A11 TV runs a programme focused on regional news, entertainment, documentaries, talk shows, interviews and films. It was the first full-screen TV to broadcast films Happy by Eva Toulová, Hunters and Victims by Marcus Tran, Falling Tears by Michaela Everitt, Sunrise Supervising by Pavel Göbl and Voda, čo ma drží nad vodou by Tomáš Magnusek. It is distributed terrestrially via the DVB-T2 Multiplex of 23 Czech Radiocommunications, via a number of operators, for example T-Mobile, Vodafone, on satellite or via IPTV. The headquarters of the television is in the Košířská brány building, Prague, where the newsroom of the print titles of the A 11 media group, the television newsroom and the newly built studios are integrated.

==Program diagram==
A11 bases its program schedule primarily on news from Czech regions. Every weekday it broadcasts a moderated news session A11 Zprávy, A11 rozhovor, which feature interviews with personalities of Czech social, cultural and political life or the program Cesta na Olymp.

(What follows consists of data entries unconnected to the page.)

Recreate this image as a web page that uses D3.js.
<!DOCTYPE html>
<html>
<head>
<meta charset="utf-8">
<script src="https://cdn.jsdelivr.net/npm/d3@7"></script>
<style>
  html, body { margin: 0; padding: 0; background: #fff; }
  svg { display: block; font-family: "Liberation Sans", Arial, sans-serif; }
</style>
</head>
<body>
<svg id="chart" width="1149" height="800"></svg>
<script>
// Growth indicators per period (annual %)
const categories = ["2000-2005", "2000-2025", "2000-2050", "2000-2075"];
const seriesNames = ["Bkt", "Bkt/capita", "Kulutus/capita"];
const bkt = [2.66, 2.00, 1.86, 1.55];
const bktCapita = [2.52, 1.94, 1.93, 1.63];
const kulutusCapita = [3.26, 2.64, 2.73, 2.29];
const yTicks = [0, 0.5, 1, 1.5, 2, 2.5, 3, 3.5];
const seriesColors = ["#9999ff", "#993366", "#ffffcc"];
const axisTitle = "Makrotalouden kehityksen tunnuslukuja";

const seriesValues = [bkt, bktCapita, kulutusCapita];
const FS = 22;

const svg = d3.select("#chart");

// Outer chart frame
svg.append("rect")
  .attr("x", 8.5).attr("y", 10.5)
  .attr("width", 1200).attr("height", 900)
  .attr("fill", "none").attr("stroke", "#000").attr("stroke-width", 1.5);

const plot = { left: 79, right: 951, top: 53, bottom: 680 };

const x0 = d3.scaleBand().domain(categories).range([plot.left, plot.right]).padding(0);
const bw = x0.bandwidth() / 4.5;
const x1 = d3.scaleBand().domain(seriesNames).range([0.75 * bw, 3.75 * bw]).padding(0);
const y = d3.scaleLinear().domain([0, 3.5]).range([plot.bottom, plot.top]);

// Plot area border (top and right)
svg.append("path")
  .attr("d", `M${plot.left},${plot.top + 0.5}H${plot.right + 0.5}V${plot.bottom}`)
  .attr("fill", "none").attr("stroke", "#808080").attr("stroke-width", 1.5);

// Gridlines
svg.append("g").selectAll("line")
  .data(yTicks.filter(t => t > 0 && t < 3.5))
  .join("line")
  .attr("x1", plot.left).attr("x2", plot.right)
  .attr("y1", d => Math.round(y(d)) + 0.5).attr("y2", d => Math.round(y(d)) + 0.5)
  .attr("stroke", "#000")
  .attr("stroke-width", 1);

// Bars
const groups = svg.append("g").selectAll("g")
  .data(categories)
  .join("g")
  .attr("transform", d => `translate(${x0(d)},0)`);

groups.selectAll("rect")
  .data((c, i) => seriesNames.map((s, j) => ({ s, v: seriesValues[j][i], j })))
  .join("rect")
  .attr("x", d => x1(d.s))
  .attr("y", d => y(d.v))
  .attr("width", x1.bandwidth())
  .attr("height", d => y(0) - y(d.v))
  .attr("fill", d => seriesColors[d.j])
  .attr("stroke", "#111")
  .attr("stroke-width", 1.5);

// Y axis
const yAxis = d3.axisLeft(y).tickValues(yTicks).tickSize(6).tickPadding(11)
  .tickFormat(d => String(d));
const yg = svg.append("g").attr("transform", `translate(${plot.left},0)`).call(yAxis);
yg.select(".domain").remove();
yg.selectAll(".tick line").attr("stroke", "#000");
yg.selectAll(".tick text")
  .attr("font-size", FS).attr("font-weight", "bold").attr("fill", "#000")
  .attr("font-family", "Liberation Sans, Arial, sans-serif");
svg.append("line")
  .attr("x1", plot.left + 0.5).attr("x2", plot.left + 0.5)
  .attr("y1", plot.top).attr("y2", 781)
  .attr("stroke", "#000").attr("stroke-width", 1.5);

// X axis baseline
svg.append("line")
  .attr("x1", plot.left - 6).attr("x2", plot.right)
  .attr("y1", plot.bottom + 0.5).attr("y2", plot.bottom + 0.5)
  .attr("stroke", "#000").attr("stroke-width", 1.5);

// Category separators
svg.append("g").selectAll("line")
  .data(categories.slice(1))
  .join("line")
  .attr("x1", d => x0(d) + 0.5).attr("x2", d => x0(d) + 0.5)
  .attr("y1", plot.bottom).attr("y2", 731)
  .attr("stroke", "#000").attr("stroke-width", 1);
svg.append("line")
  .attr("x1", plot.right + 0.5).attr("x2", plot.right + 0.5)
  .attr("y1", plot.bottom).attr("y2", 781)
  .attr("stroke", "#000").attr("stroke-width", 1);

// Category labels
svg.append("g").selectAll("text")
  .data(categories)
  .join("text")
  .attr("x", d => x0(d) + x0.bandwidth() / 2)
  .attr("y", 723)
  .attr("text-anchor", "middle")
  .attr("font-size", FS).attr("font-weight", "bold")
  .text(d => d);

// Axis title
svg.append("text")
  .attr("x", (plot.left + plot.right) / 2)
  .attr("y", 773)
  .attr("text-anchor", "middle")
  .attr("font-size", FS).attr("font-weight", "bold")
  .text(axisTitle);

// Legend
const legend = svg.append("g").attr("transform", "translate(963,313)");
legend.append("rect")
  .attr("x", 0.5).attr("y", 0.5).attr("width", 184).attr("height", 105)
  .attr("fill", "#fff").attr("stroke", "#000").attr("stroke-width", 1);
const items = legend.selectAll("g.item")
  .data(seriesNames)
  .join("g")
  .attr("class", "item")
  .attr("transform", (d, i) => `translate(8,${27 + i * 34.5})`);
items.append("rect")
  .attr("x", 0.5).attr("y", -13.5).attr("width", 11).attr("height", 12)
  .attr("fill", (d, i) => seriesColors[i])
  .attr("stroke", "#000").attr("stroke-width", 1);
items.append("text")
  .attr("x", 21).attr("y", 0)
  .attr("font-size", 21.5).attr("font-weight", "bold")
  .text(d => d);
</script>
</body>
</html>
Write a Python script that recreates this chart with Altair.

The evening program schedule is complemented by Czech and foreign films, documentaries (mainly by the Slovak director Pavel Barabáš), a talk show by the actor and director Tomáš Magnusek. In the early evening, the program Dobrý večer s A11, moderated by Michael Viktořík, Vlasta Korec, Hanka Kynychová, Bára Fišerová and Pepa Melen, is on. It includes the programs Ve formě s A11, Vaření or Polibte si preference with Zuzana Bubílková. She also took over the moderation of the show Na Palici. Furthermore, Vlasta Korec moderates the competition Vtipkování and celebrities show their favorite places in the program Tady jsme se narodili. Journalists Jan Tuna and Josef Klíma also have programs on A11 TV.

==Original programming==
Television A11 broadcasts a number of programs of its own creation and adapted programs. The main ones include:

- Dobrý večer s A11 - an early-evening entertainment program that A11 broadcasts from 5:00 p.m. to 9:00 p.m., featuring interviews with well-known personalities and personalities from political and social life. Moderators are, for example, Vlasta Korec, Hanka Kynychová, Bára Fišarová, Josef Melen or Michael Viktořík.
- Zločin jak ho pomatuji - a program about crimes of the past moderated by Josef Klíma
- Polibte mi preference - a satirical show by glossator Zuzana Bubílková
- Tomáš Magnusek na cestách - talk show of the actor and director Tomáš Magnusek, who invites well-known personalities to his show
- Byznys na vrcholu - business interviews of entrepreneur Pavel Sehnal
- Jedlíci na cestách - a program focused purely on national cuisines, the aim of which is to show people the basic dishes that should definitely not be missed when traveling.
- Pan Kmín uvádí - a roadshow of presser and gourmet Karel Jonák around the regions of our republic.
- Kutilové - a program for do-it-yourselfers
- Mladý svět - a fun show moderated by the editor-in-chief of Mladý svět magazine, moderator Bára Hlaváčková and a star guest
- Rychlovka z kuchyně - a program about cooking with chef Martin Kortous

==A11 TV plans for the future==
The A11 media group has shown its interest in continuing to expand its portfolio of television channels. It has announced plans to launch a new sports channel, A11 Sport, in collaboration with Perinvest, which holds a sports TV licence, and has also expressed interest in the rights to the football Fortuna Liga. The channel was renamed Sporty TV before launch.